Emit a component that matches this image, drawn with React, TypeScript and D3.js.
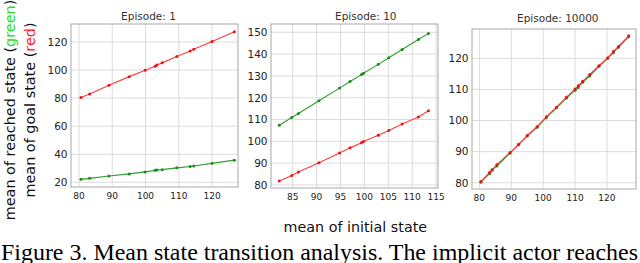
import React from "react";
import * as d3 from "d3";

const ep1Initial = [80.6, 83.2, 89.0, 95.1, 99.9, 102.9, 103.4, 105.0, 109.4, 113.4, 114.5, 120.0, 126.7];
const ep1Goal = [80.5, 83.0, 89.2, 95.3, 99.8, 102.7, 103.6, 105.1, 109.6, 113.5, 114.8, 120.3, 127.2];
const ep1Reached = [22.1, 22.8, 24.5, 26.0, 27.4, 28.5, 28.7, 29.0, 30.3, 31.3, 31.6, 33.5, 35.8];

const ep10Initial = [82.2, 84.8, 86.2, 90.5, 94.8, 97.0, 99.4, 99.8, 102.9, 105.1, 107.9, 111.3, 113.4];
const ep10Goal = [81.8, 84.3, 85.9, 90.2, 94.7, 97.0, 99.3, 99.9, 102.8, 105.0, 107.9, 111.2, 114.0];
const ep10Reached = [107.4, 110.9, 112.8, 118.6, 124.4, 127.4, 130.6, 131.2, 135.3, 138.3, 142.1, 146.7, 149.5];

const ep10000Initial = [80.5, 83.2, 84.0, 85.5, 89.6, 92.3, 95.0, 98.1, 101.0, 104.2, 107.3, 110.0, 111.0, 112.4, 114.6, 117.5, 120.2, 122.0, 123.6, 126.8];
const ep10000Goal = [80.4, 83.3, 84.1, 85.8, 89.7, 92.2, 95.2, 98.0, 101.2, 104.3, 107.5, 110.1, 111.2, 112.6, 114.8, 117.6, 120.1, 122.2, 123.8, 127.2];
const ep10000Reached = [80.2, 82.9, 84.2, 85.4, 89.5, 92.4, 95.0, 97.8, 100.9, 104.1, 107.2, 109.7, 110.6, 112.3, 114.3, 117.4, 120.0, 121.8, 123.5, 126.9];

const ep1XTicks = [80, 90, 100, 110, 120];
const ep1YTicks = [20, 40, 60, 80, 100, 120];
const ep10XTicks = [85, 90, 95, 100, 105, 110, 115];
const ep10YTicks = [80, 90, 100, 110, 120, 130, 140, 150];
const ep10000XTicks = [80, 90, 100, 110, 120];
const ep10000YTicks = [80, 90, 100, 110, 120];

const titles = ["Episode: 1", "Episode: 10", "Episode: 10000"];

const FONT = "DejaVu Sans, sans-serif";
const RED_LINE = "#ff3b3b";
const RED_DOT = "#ee1111";
const GREEN_LINE = "#2e9e2e";
const GREEN_DOT = "#1d8a1d";

type PanelProps = {
  title: string;
  titleX: number;
  titleY: number;
  box: [number, number, number, number];
  xDomain: [number, number];
  yDomain: [number, number];
  xTicks: number[];
  yTicks: number[];
  initial: number[];
  goal: number[];
  reached: number[];
};

function Panel(p: PanelProps) {
  const [x0, x1, y0, y1] = p.box;
  const x = d3.scaleLinear().domain(p.xDomain).range([x0, x1]);
  const y = d3.scaleLinear().domain(p.yDomain).range([y1, y0]);
  const line = (ys: number[]) =>
    d3
      .line<number>()
      .x((_, i) => x(p.initial[i]))
      .y((v) => y(v))(ys) as string;
  return (
    <g>
      <rect x={x0} y={y0} width={x1 - x0} height={y1 - y0} fill="#fff" />
      {p.xTicks.map((t) => (
        <line key={"gx" + t} x1={x(t)} x2={x(t)} y1={y0} y2={y1} stroke="#dcdcdc" strokeWidth={1} />
      ))}
      {p.yTicks.map((t) => (
        <line key={"gy" + t} x1={x0} x2={x1} y1={y(t)} y2={y(t)} stroke="#dcdcdc" strokeWidth={1} />
      ))}
      <path d={line(p.reached)} fill="none" stroke={GREEN_LINE} strokeWidth={1.1} />
      {p.reached.map((v, i) => (
        <circle key={"g" + i} cx={x(p.initial[i])} cy={y(v)} r={1.5} fill={GREEN_DOT} />
      ))}
      <path d={line(p.goal)} fill="none" stroke={RED_LINE} strokeWidth={1.1} />
      {p.goal.map((v, i) => (
        <circle key={"r" + i} cx={x(p.initial[i])} cy={y(v)} r={1.5} fill={RED_DOT} />
      ))}
      <rect x={x0} y={y0} width={x1 - x0} height={y1 - y0} fill="none" stroke="#a8a8a8" strokeWidth={1} />
      {p.xTicks.map((t) => (
        <text key={"tx" + t} x={x(t)} y={y1 + 12} fontSize={9} textAnchor="middle" fill="#222" fontFamily={FONT}>
          {t}
        </text>
      ))}
      {p.yTicks.map((t) => (
        <text key={"ty" + t} x={x0 - 3.5} y={y(t) + 3.8} fontSize={10.5} textAnchor="end" fill="#222" fontFamily={FONT}>
          {t}
        </text>
      ))}
      <text x={p.titleX} y={p.titleY} fontSize={10.5} textAnchor="middle" fill="#333" fontFamily={FONT}>
        {p.title}
      </text>
    </g>
  );
}

export default function App() {
  return (
    <svg width={640} height={263} style={{ position: "absolute", left: 0, top: 0 }}>
      <rect x={0} y={0} width={640} height={263} fill="#fff" />
      <Panel
        title={titles[0]}
        titleX={148.5}
        titleY={20.4}
        box={[71, 238, 24, 187]}
        xDomain={[77.6, 127.8]}
        yDomain={[16.65, 132.8]}
        xTicks={ep1XTicks}
        yTicks={ep1YTicks}
        initial={ep1Initial}
        goal={ep1Goal}
        reached={ep1Reached}
      />
      <Panel
        title={titles[1]}
        titleX={365.8}
        titleY={20.4}
        box={[271, 438, 24, 188]}
        xDomain={[80.46, 115.4]}
        yDomain={[78.6, 153.8]}
        xTicks={ep10XTicks}
        yTicks={ep10YTicks}
        initial={ep10Initial}
        goal={ep10Goal}
        reached={ep10Reached}
      />
      <Panel
        title={titles[2]}
        titleX={557.8}
        titleY={22}
        box={[472, 636, 29, 189]}
        xDomain={[77.7, 129.1]}
        yDomain={[78.0, 129.4]}
        xTicks={ep10000XTicks}
        yTicks={ep10000YTicks}
        initial={ep10000Initial}
        goal={ep10000Goal}
        reached={ep10000Reached}
      />
      <text
        transform="translate(14.5,110) rotate(-90)"
        textAnchor="middle"
        fontSize={14.4}
        fontFamily={FONT}
        fill="#111"
      >
        mean of reached state (<tspan fill="#22dd22">green</tspan>)
      </text>
      <text
        transform="translate(35,110) rotate(-90)"
        textAnchor="middle"
        fontSize={14.4}
        fontFamily={FONT}
        fill="#111"
      >
        mean of goal state (<tspan fill="#ff1a1a">red</tspan>)
      </text>
      <text x={355.3} y={232} textAnchor="middle" fontSize={14.3} fontFamily={FONT} fill="#111">
        mean of initial state
      </text>
      <text
        x={1}
        y={260}
        fontSize={23.5}
        fontFamily="Liberation Serif, Times New Roman, serif"
        fill="#000"
        textLength={637}
        lengthAdjust="spacingAndGlyphs"
      >
        Figure 3. Mean state transition analysis. The implicit actor reaches
      </text>
    </svg>
  );
}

========================================================================

» **Goal**
Quote the data above in full and without alteration; skip the pictures.

» **Expected output**
Emit a component that matches this image, drawn with React, TypeScript and D3.js.
import React from "react";
import * as d3 from "d3";

const ep1Initial = [80.6, 83.2, 89.0, 95.1, 99.9, 102.9, 103.4, 105.0, 109.4, 113.4, 114.5, 120.0, 126.7];
const ep1Goal = [80.5, 83.0, 89.2, 95.3, 99.8, 102.7, 103.6, 105.1, 109.6, 113.5, 114.8, 120.3, 127.2];
const ep1Reached = [22.1, 22.8, 24.5, 26.0, 27.4, 28.5, 28.7, 29.0, 30.3, 31.3, 31.6, 33.5, 35.8];

const ep10Initial = [82.2, 84.8, 86.2, 90.5, 94.8, 97.0, 99.4, 99.8, 102.9, 105.1, 107.9, 111.3, 113.4];
const ep10Goal = [81.8, 84.3, 85.9, 90.2, 94.7, 97.0, 99.3, 99.9, 102.8, 105.0, 107.9, 111.2, 114.0];
const ep10Reached = [107.4, 110.9, 112.8, 118.6, 124.4, 127.4, 130.6, 131.2, 135.3, 138.3, 142.1, 146.7, 149.5];

const ep10000Initial = [80.5, 83.2, 84.0, 85.5, 89.6, 92.3, 95.0, 98.1, 101.0, 104.2, 107.3, 110.0, 111.0, 112.4, 114.6, 117.5, 120.2, 122.0, 123.6, 126.8];
const ep10000Goal = [80.4, 83.3, 84.1, 85.8, 89.7, 92.2, 95.2, 98.0, 101.2, 104.3, 107.5, 110.1, 111.2, 112.6, 114.8, 117.6, 120.1, 122.2, 123.8, 127.2];
const ep10000Reached = [80.2, 82.9, 84.2, 85.4, 89.5, 92.4, 95.0, 97.8, 100.9, 104.1, 107.2, 109.7, 110.6, 112.3, 114.3, 117.4, 120.0, 121.8, 123.5, 126.9];

const ep1XTicks = [80, 90, 100, 110, 120];
const ep1YTicks = [20, 40, 60, 80, 100, 120];
const ep10XTicks = [85, 90, 95, 100, 105, 110, 115];
const ep10YTicks = [80, 90, 100, 110, 120, 130, 140, 150];
const ep10000XTicks = [80, 90, 100, 110, 120];
const ep10000YTicks = [80, 90, 100, 110, 120];

const titles = ["Episode: 1", "Episode: 10", "Episode: 10000"];

const FONT = "DejaVu Sans, sans-serif";
const RED_LINE = "#ff3b3b";
const RED_DOT = "#ee1111";
const GREEN_LINE = "#2e9e2e";
const GREEN_DOT = "#1d8a1d";

type PanelProps = {
  title: string;
  titleX: number;
  titleY: number;
  box: [number, number, number, number];
  xDomain: [number, number];
  yDomain: [number, number];
  xTicks: number[];
  yTicks: number[];
  initial: number[];
  goal: number[];
  reached: number[];
};

function Panel(p: PanelProps) {
  const [x0, x1, y0, y1] = p.box;
  const x = d3.scaleLinear().domain(p.xDomain).range([x0, x1]);
  const y = d3.scaleLinear().domain(p.yDomain).range([y1, y0]);
  const line = (ys: number[]) =>
    d3
      .line<number>()
      .x((_, i) => x(p.initial[i]))
      .y((v) => y(v))(ys) as string;
  return (
    <g>
      <rect x={x0} y={y0} width={x1 - x0} height={y1 - y0} fill="#fff" />
      {p.xTicks.map((t) => (
        <line key={"gx" + t} x1={x(t)} x2={x(t)} y1={y0} y2={y1} stroke="#dcdcdc" strokeWidth={1} />
      ))}
      {p.yTicks.map((t) => (
        <line key={"gy" + t} x1={x0} x2={x1} y1={y(t)} y2={y(t)} stroke="#dcdcdc" strokeWidth={1} />
      ))}
      <path d={line(p.reached)} fill="none" stroke={GREEN_LINE} strokeWidth={1.1} />
      {p.reached.map((v, i) => (
        <circle key={"g" + i} cx={x(p.initial[i])} cy={y(v)} r={1.5} fill={GREEN_DOT} />
      ))}
      <path d={line(p.goal)} fill="none" stroke={RED_LINE} strokeWidth={1.1} />
      {p.goal.map((v, i) => (
        <circle key={"r" + i} cx={x(p.initial[i])} cy={y(v)} r={1.5} fill={RED_DOT} />
      ))}
      <rect x={x0} y={y0} width={x1 - x0} height={y1 - y0} fill="none" stroke="#a8a8a8" strokeWidth={1} />
      {p.xTicks.map((t) => (
        <text key={"tx" + t} x={x(t)} y={y1 + 12} fontSize={9} textAnchor="middle" fill="#222" fontFamily={FONT}>
          {t}
        </text>
      ))}
      {p.yTicks.map((t) => (
        <text key={"ty" + t} x={x0 - 3.5} y={y(t) + 3.8} fontSize={10.5} textAnchor="end" fill="#222" fontFamily={FONT}>
          {t}
        </text>
      ))}
      <text x={p.titleX} y={p.titleY} fontSize={10.5} textAnchor="middle" fill="#333" fontFamily={FONT}>
        {p.title}
      </text>
    </g>
  );
}

export default function App() {
  return (
    <svg width={640} height={263} style={{ position: "absolute", left: 0, top: 0 }}>
      <rect x={0} y={0} width={640} height={263} fill="#fff" />
      <Panel
        title={titles[0]}
        titleX={148.5}
        titleY={20.4}
        box={[71, 238, 24, 187]}
        xDomain={[77.6, 127.8]}
        yDomain={[16.65, 132.8]}
        xTicks={ep1XTicks}
        yTicks={ep1YTicks}
        initial={ep1Initial}
        goal={ep1Goal}
        reached={ep1Reached}
      />
      <Panel
        title={titles[1]}
        titleX={365.8}
        titleY={20.4}
        box={[271, 438, 24, 188]}
        xDomain={[80.46, 115.4]}
        yDomain={[78.6, 153.8]}
        xTicks={ep10XTicks}
        yTicks={ep10YTicks}
        initial={ep10Initial}
        goal={ep10Goal}
        reached={ep10Reached}
      />
      <Panel
        title={titles[2]}
        titleX={557.8}
        titleY={22}
        box={[472, 636, 29, 189]}
        xDomain={[77.7, 129.1]}
        yDomain={[78.0, 129.4]}
        xTicks={ep10000XTicks}
        yTicks={ep10000YTicks}
        initial={ep10000Initial}
        goal={ep10000Goal}
        reached={ep10000Reached}
      />
      <text
        transform="translate(14.5,110) rotate(-90)"
        textAnchor="middle"
        fontSize={14.4}
        fontFamily={FONT}
        fill="#111"
      >
        mean of reached state (<tspan fill="#22dd22">green</tspan>)
      </text>
      <text
        transform="translate(35,110) rotate(-90)"
        textAnchor="middle"
        fontSize={14.4}
        fontFamily={FONT}
        fill="#111"
      >
        mean of goal state (<tspan fill="#ff1a1a">red</tspan>)
      </text>
      <text x={355.3} y={232} textAnchor="middle" fontSize={14.3} fontFamily={FONT} fill="#111">
        mean of initial state
      </text>
      <text
        x={1}
        y={260}
        fontSize={23.5}
        fontFamily="Liberation Serif, Times New Roman, serif"
        fill="#000"
        textLength={637}
        lengthAdjust="spacingAndGlyphs"
      >
        Figure 3. Mean state transition analysis. The implicit actor reaches
      </text>
    </svg>
  );
}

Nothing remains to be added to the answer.